Investment in Square Mile office space hit a record high, fuelled by soaring demand from Asian firms. This comes despite is soaring, with interest increasing from Asia, a slowdown in other parts of property sector, according to global real-estate adviser CBRE.
PPFO, the London-based cross border e-payment company, announced a $50m investment round to finance further international platform expansion of the alternative payments market. Facebook has announced a big expansion in London, acquiring 600k sq. ft of new office space in Kings Cross, an area fast becoming increasingly popular with tech firms, with neighbours YouTube and Google nearby.
It is also positive to see that the Brexit vote does not seem to have had a negative effect on net migration. The City and the fintech sectors, in particular, are reliant on EU nationals for staffing. Migration Statistics Quarterly Report for July 2018 from the Office for National Statistics on long-term international migration trends show EU net migration continues to add to the UK population.
In 2017, net migration (the difference between those coming into the UK and those leaving the UK) is positive, meaning that international migration is adding to the UK population – with an estimated 282,000 more people arriving in the UK than leaving with non-EU net migration (+227,000) was twice the level of inward EU net migration (+101,000). The number of EU citizens coming to the UK in 2017 was 240,000. This was lower than levels seen in 2015 and 2016 but is at a similar level to mid-2014. The number of EU citizens leaving the UK was 139,000, similar to the year ending September 2017 estimate (137,000) and year ending December 2008 (134,000).

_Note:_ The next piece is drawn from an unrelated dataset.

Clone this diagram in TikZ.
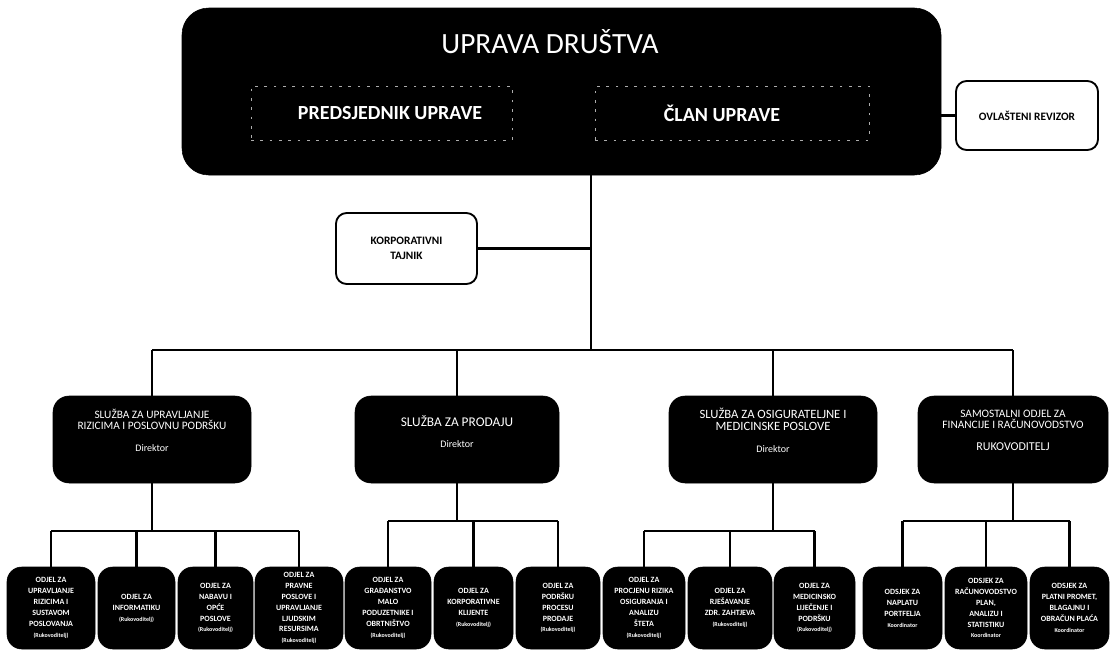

As a result, EU net migration is at a similar level to year ending June 2013.
It will be interesting to see what impact Theresa May’s commitment to end the free movement of labour will have on long-term trends.
Continuing skills shortages and immigration remain key concerns, with think tank Global Future claiming that government immigration targets to reduce net migration to under 100,000 people a year could end up costing the UK economy £12 billion annually for the next five years.